Des compétences émancipatrices

 

 

       I.            Pourquoi travailler à partir de compétences émancipatrices ?

 

La stigmatisation empêche d’agir et de se sentir légitime pour accéder à une alimentation de qualité. Ce sentiment d’illégitimité est souvent renforcé par des discours, parfois de bénévoles d’associations de solidarité estimant « qu’ils devraient déjà être content d’avoir ce qu’ils reçoivent ». Sortir de cette place assignée fait face à de nombreux obstacles. Les expérimentations menées dans différents lieux ont pour objectif de faire accéder à une meilleure alimentation des personnes en situation de précarité. Mais quelques questions se posent.

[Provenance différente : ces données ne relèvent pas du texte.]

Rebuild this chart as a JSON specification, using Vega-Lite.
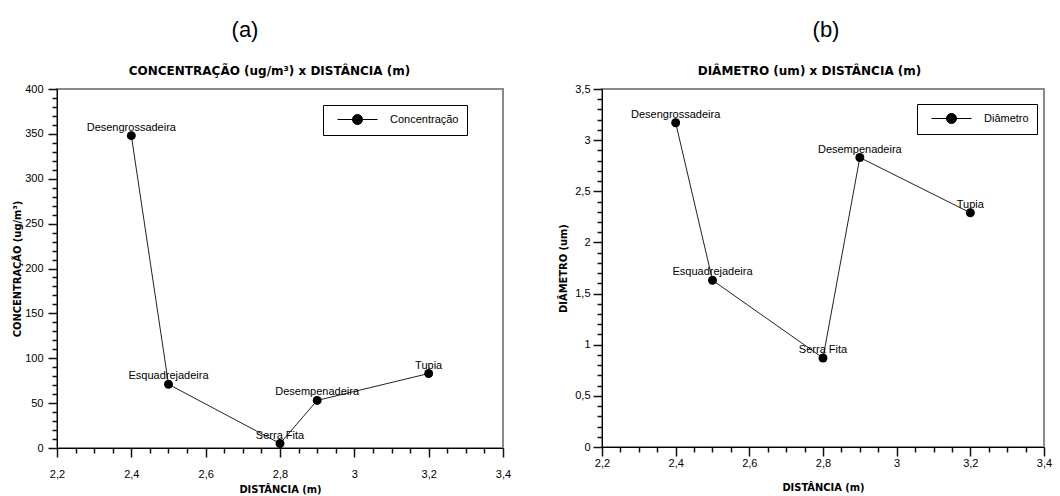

Ces expériences restent-elles des expériences ou permettent-elles de véritables évolutions et changements sociaux, notamment en termes d’accès à une alimentation de qualité des personnes ?

Permettent-elles l’augmentation de leurs compétences sur ces questions, donc de gagner en autonomie et souveraineté ? Permettent-elles de les rendre actrices, durablement d’un changement de société ?

 

Ce projet vise le soutien et le renforcement des compétences à travers un parcours d’expérimentation pour contribuer à leur émancipation. Ce faisant, nous visons l’inclusion sociale des personnes les plus vulnérables, notamment par leur contribution à l’élaboration des politiques alimentaires, tant au niveau local qu’au niveau européen.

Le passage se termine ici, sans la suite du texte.